Noch nicht geklärt ist allerdings, wer letztlich hinter dem Angriff steckt. Aufgrund der Komplexität des Trojaners handelt es sich laut Verfassungsschutz-Präsident Hans-Georg Maaßen vermutlich „um einen Cyberangriff eines ausländischen Nachrichtendienstes“. Laut einem Bericht der Welt wurde der Trojaner in der Vergangenheit bereits für mehrere Cyber-Angriffe genutzt und soll aus einer „russischen Hacker-Werkstatt“ stammen. Dabei handelt es sich aber letztlich nur um Vermutungen, offiziell bestätigt oder belegt wurden diese Aussagen noch nicht.
Die Meldung, dass der Bundestagsrechner von Kanzlerin Merkel im Rahmen des Hacker-Angriffs auf das Parlament Spam-Mails verschickt hat, trifft in dieser Form nicht zu. So kursierten zwar E-Mails, bei denen im Absenderfeld „Angela Merkel“ stand. Doch die Absender-Adresse zeigte deutlich, dass es sich bei den E-Mails um einen Fake handelte.
Diese stammten etwa von einem Hotmail-Account mit dem Namen „emielk“ oder nutzten die Adresse eines Gewerbevereins vom Bodensee, wie Spiegel Online berichtet. Geändert wurde also nur der Absender, nicht aber die E-Mail-Adresse – und das kann so ziemlich jeder. Da auf diese Weise offensichtlich war, dass die Spam-Mails nicht von der Kanzlerin stammen, sollen die Abgeordneten und Verwaltungsleute auch dementsprechend belustigt auf die interne Warnung der Bundestagsverwaltung reagiert haben.
Derweil berichtet das Handelsblatt, dass die Spam-Mails zwar auf eine PDF-Datei verlinkt haben, die mit Schadsoftware beinhaltet hat. Doch dabei soll es sich nicht um den Trojaner gehandelt haben, der für den Hacker-Angriff auf den Bundestag genutzt wurde.
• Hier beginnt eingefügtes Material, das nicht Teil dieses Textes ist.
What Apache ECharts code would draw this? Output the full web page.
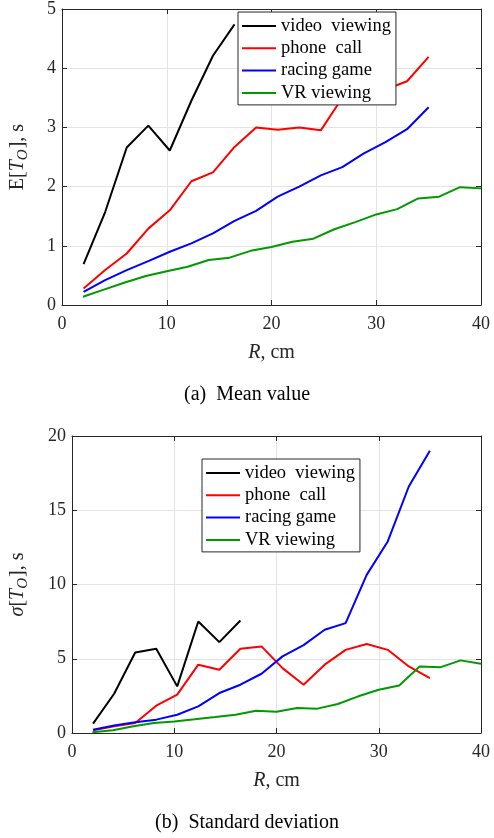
<!DOCTYPE html>
<html>
<head>
<meta charset="utf-8">
<script src="https://cdn.jsdelivr.net/npm/echarts@6/dist/echarts.min.js"></script>
<style>html,body{margin:0;padding:0;background:#fff;}#c{width:494px;height:838px;}</style>
</head>
<body>
<div id="c"></div>
<script>
// ---- data ----
var seriesNames = ['video  viewing', 'phone  call', 'racing game', 'VR viewing'];
var xTicks = [0, 10, 20, 30, 40];
// R values (cm) for the first three scenarios
var rMain = [2.06, 4.12, 6.18, 8.24, 10.29, 12.35, 14.41, 16.47, 18.53, 20.59, 22.65, 24.71, 26.76, 28.82, 30.88, 32.94, 35.0];
// R values (cm) for VR viewing
var rVR = [2, 4, 6, 8, 10, 12, 14, 16, 18, 20, 22, 24, 26, 28, 30, 32, 34, 36, 38, 40];

// (a) mean value E[T_O], s
var meanVideo = [0.69, 1.57, 2.66, 3.03, 2.61, 3.45, 4.21, 4.74];
var meanPhone = [0.28, 0.59, 0.87, 1.29, 1.60, 2.09, 2.24, 2.67, 3.00, 2.96, 3.00, 2.95, 3.50, 3.60, 3.64, 3.78, 4.19];
var meanRacing = [0.22, 0.42, 0.59, 0.74, 0.90, 1.04, 1.21, 1.42, 1.59, 1.83, 2.00, 2.19, 2.33, 2.56, 2.75, 2.97, 3.34];
var meanVR = [0.14, 0.26, 0.38, 0.49, 0.57, 0.645, 0.76, 0.80, 0.915, 0.98, 1.07, 1.12, 1.28, 1.40, 1.53, 1.62, 1.80, 1.83, 1.99, 1.97];

// (b) standard deviation sigma[T_O], s
var stdVideo = [0.63, 2.64, 5.42, 5.67, 3.14, 7.51, 6.12, 7.58];
var stdPhone = [0.18, 0.45, 0.67, 1.84, 2.58, 4.60, 4.26, 5.67, 5.83, 4.37, 3.25, 4.60, 5.60, 5.99, 5.60, 4.48, 3.70];
var stdRacing = [0.22, 0.50, 0.72, 0.90, 1.23, 1.79, 2.69, 3.25, 3.99, 5.16, 5.92, 6.95, 7.40, 10.65, 12.90, 16.60, 19.00];
var stdVR = [0.05, 0.18, 0.45, 0.67, 0.78, 0.92, 1.07, 1.23, 1.50, 1.43, 1.68, 1.64, 1.95, 2.47, 2.91, 3.20, 4.48, 4.42, 4.89, 4.66];

var colors = ['#000000', '#ff0000', '#0000ff', '#009900'];

// ---- build ----
function pairs(xs, ys) { return ys.map(function (v, i) { return [xs[i], v]; }); }
var FONT = '"Liberation Serif"';
var AX = '#262626';
var GRIDC = '#e3e3e3';

var grids = [
  { left: 60, right: 13, top: 8, height: 297 },
  { left: 70, right: 13, top: 436, height: 297 }
];

function xMain(gi) {
  return {
    type: 'value', gridIndex: gi, min: 0, max: 40, interval: 10,
    position: 'bottom',
    axisLine: { show: true, onZero: false, lineStyle: { color: AX, width: 1 } },
    axisTick: { show: true, inside: true, length: 5, lineStyle: { color: AX } },
    axisLabel: { color: AX, fontFamily: FONT, fontSize: 18, margin: 10 },
    splitLine: { show: true, lineStyle: { color: GRIDC, width: 1 } },
    name: '{i|R}{n|, cm}', nameLocation: 'middle', nameGap: 38,
    nameTextStyle: { rich: {
      i: { fontFamily: FONT, fontSize: 20, fontStyle: 'italic', color: AX },
      n: { fontFamily: FONT, fontSize: 20, color: AX }
    } }
  };
}
function xTop(gi) {
  return {
    type: 'value', gridIndex: gi, min: 0, max: 40, interval: 10, position: 'top',
    axisLine: { show: true, onZero: false, lineStyle: { color: AX, width: 1 } },
    axisTick: { show: true, inside: true, length: 5, lineStyle: { color: AX } },
    axisLabel: { show: false }, splitLine: { show: false }
  };
}
function yMain(gi, max, interval, nameStr, gap) {
  return {
    type: 'value', gridIndex: gi, min: 0, max: max, interval: interval, position: 'left',
    axisLine: { show: true, onZero: false, lineStyle: { color: AX, width: 1 } },
    axisTick: { show: true, inside: true, length: 5, lineStyle: { color: AX } },
    axisLabel: { color: AX, fontFamily: FONT, fontSize: 18, margin: 6 },
    splitLine: { show: true, lineStyle: { color: GRIDC, width: 1 } },
    name: nameStr, nameLocation: 'middle', nameGap: gap, nameRotate: 90,
    nameTextStyle: { rich: {
      n: { fontFamily: FONT, fontSize: 20, color: AX, lineHeight: 30 },
      i: { fontFamily: FONT, fontSize: 20, fontStyle: 'italic', color: AX, lineHeight: 30 },
      s: { fontFamily: FONT, fontSize: 15, fontStyle: 'italic', color: AX, verticalAlign: 'bottom', padding: [0, 1, 2, 0] }
    } }
  };
}
function yRight(gi, max, interval) {
  return {
    type: 'value', gridIndex: gi, min: 0, max: max, interval: interval, position: 'right',
    axisLine: { show: true, onZero: false, lineStyle: { color: AX, width: 1 } },
    axisTick: { show: true, inside: true, length: 5, lineStyle: { color: AX } },
    axisLabel: { show: false }, splitLine: { show: false }
  };
}

var sets = [
  [[rMain, meanVideo], [rMain, meanPhone], [rMain, meanRacing], [rVR, meanVR]],
  [[rMain, stdVideo], [rMain, stdPhone], [rMain, stdRacing], [rVR, stdVR]]
];
var series = [];
sets.forEach(function (set, gi) {
  set.forEach(function (d, k) {
    series.push({
      type: 'line', name: seriesNames[k], xAxisIndex: gi * 2, yAxisIndex: gi * 2,
      data: pairs(d[0], d[1]), symbol: 'none', silent: true, animation: false,
      lineStyle: { color: colors[k], width: 2 }, itemStyle: { color: colors[k] },
      z: 3 + k
    });
  });
});

function legend(left, top) {
  return {
    data: seriesNames.map(function (n) { return { name: n, icon: 'rect' }; }),
    orient: 'vertical', left: left, top: top,
    itemWidth: 34, itemHeight: 2, itemGap: 0.3,
    padding: [3, 5, 1, 4],
    backgroundColor: '#fff', borderColor: AX, borderWidth: 1,
    textStyle: { fontFamily: FONT, fontSize: 18.5, color: '#000', lineHeight: 22 },
    selectedMode: false, z: 10
  };
}

var option = {
  animation: false,
  grid: grids,
  xAxis: [xMain(0), xTop(0), xMain(1), xTop(1)],
  yAxis: [
    yMain(0, 5, 1, '{n|E[}{i|T}{s|O}{n|], s}', 29), yRight(0, 5, 1),
    yMain(1, 20, 5, '{i|σ}{n|[}{i|T}{s|O}{n|], s}', 39), yRight(1, 20, 5)
  ],
  legend: [legend(238, 12), legend(202, 459)],
  series: series,
  graphic: [
    { type: 'text', left: 'center', top: 385, style: { text: '(a)  Mean value', font: '20px "Liberation Serif"', fill: '#000' } },
    { type: 'text', left: 'center', top: 813, style: { text: '(b)  Standard deviation', font: '20px "Liberation Serif"', fill: '#000' } }
  ]
};
var chart = echarts.init(document.getElementById('c'), null, { renderer: 'canvas' });
chart.setOption(option);
</script>
</body>
</html>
Laut dem Bericht von Spiegel Online gehen Sicherheitsexperten davon aus, dass es sich bei den Verantwortlichen für die Spam-Mails lediglich um Trittbrettfahrer handelt. Daher fehlt auch weiterhin eine offizielle Bestätigung, dass der Rechner im Bundestagsbüro von Kanzlerin Merkel von dem Cyber-Angriff betroffen ist.